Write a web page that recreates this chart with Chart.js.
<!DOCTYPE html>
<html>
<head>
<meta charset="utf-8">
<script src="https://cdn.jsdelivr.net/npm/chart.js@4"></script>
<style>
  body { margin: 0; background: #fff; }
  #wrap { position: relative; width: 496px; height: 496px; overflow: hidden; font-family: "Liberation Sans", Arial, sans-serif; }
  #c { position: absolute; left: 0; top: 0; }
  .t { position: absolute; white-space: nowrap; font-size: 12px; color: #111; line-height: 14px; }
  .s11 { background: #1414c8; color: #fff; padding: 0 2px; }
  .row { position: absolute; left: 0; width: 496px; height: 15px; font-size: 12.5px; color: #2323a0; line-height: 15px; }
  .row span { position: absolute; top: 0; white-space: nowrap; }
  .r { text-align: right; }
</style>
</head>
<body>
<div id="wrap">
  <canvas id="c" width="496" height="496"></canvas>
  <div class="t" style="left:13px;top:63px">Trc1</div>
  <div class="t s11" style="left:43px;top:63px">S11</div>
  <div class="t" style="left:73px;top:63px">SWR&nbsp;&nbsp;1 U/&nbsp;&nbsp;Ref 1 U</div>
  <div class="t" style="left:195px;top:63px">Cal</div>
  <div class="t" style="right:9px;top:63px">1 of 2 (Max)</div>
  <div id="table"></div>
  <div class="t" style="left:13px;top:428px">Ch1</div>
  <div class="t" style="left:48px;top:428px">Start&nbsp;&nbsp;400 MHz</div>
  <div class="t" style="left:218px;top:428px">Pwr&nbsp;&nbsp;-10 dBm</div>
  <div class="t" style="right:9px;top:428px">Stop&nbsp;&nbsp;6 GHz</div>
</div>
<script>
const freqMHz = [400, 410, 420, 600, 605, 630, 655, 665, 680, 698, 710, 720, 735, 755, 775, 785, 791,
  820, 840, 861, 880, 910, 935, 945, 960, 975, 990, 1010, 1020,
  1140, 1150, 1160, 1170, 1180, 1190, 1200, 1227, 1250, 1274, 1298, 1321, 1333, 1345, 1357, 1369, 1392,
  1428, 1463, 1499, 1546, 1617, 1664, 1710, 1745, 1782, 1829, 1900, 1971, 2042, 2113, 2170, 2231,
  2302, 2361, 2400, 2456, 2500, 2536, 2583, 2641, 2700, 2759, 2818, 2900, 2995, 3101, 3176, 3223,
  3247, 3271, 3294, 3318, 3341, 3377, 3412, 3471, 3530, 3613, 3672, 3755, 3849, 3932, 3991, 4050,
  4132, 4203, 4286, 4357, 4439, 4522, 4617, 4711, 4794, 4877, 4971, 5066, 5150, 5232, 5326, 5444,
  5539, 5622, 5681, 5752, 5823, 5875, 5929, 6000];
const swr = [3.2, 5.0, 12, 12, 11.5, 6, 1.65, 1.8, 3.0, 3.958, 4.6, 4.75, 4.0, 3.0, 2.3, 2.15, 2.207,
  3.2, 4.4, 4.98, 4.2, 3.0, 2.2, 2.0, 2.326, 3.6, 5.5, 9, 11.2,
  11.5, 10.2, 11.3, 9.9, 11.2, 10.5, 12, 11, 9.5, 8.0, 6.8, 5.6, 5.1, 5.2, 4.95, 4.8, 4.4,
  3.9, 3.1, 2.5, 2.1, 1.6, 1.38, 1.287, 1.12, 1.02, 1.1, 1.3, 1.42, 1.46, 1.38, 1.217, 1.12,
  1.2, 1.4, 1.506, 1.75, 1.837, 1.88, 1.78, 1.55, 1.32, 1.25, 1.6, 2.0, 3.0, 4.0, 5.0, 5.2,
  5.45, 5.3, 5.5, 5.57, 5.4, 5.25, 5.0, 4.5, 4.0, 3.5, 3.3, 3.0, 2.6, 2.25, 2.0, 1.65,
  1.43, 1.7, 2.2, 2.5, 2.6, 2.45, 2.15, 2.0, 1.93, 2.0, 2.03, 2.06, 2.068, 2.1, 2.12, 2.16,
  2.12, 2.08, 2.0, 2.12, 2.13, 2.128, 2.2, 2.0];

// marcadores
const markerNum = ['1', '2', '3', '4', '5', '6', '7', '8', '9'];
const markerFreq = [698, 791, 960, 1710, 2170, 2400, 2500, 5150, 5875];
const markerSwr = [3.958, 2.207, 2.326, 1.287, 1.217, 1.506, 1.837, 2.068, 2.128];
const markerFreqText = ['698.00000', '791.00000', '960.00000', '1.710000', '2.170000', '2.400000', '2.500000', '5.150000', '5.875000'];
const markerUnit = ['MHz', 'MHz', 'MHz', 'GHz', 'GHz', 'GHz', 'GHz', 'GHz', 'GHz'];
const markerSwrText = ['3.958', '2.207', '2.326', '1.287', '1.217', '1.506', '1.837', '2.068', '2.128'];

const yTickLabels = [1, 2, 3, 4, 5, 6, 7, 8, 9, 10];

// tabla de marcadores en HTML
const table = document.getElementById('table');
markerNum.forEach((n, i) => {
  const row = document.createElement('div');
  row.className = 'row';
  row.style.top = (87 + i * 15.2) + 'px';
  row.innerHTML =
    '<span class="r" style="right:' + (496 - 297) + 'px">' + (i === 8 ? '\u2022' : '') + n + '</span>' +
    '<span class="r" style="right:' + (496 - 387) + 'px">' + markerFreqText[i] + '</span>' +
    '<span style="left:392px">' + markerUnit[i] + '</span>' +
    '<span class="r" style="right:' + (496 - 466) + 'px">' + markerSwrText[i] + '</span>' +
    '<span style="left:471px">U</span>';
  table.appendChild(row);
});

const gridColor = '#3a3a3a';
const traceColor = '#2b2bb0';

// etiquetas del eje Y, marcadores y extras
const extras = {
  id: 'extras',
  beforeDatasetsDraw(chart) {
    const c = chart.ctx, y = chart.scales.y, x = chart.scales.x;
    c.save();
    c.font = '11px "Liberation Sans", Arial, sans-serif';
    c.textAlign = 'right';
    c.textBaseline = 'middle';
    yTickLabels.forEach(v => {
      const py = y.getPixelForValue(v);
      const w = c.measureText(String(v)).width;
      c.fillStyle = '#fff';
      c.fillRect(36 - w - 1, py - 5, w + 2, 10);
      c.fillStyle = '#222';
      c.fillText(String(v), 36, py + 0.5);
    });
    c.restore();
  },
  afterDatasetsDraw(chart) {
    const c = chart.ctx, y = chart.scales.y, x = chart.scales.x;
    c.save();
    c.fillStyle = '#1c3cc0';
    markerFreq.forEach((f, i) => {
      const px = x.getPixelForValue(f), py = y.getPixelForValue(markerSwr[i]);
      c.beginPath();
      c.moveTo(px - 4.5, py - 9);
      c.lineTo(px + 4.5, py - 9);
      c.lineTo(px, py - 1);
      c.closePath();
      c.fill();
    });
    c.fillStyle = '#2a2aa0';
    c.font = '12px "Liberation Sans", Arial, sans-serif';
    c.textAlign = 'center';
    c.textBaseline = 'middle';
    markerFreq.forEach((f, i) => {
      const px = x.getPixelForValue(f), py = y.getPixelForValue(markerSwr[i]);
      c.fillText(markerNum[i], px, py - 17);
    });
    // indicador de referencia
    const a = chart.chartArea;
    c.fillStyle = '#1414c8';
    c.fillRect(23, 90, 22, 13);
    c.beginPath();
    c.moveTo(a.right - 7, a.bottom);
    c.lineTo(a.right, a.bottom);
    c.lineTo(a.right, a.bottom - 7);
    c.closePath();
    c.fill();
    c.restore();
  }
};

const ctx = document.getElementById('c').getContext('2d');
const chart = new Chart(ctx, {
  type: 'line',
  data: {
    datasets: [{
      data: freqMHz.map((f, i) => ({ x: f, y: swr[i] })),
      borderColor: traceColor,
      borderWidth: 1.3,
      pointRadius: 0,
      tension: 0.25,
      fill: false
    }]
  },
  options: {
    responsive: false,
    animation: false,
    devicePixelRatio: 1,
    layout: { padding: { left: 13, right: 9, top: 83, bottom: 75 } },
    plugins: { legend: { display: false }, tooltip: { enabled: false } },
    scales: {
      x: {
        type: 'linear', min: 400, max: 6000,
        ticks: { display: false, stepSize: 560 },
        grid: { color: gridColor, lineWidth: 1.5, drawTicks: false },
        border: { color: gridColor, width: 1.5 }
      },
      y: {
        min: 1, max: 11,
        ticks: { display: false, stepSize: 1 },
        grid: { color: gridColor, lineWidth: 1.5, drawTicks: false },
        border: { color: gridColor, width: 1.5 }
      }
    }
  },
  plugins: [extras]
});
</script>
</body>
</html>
────────────────
• [Exercise prompt]
Gather each line of the listing that holds the string "chart".

• [Solution to the exercise]
Write a web page that recreates this chart with Chart.js.
<script src="https://cdn.jsdelivr.net/npm/chart.js@4"></script>
  beforeDatasetsDraw(chart) {
    const c = chart.ctx, y = chart.scales.y, x = chart.scales.x;
  afterDatasetsDraw(chart) {
    const c = chart.ctx, y = chart.scales.y, x = chart.scales.x;
    const a = chart.chartArea;
const chart = new Chart(ctx, {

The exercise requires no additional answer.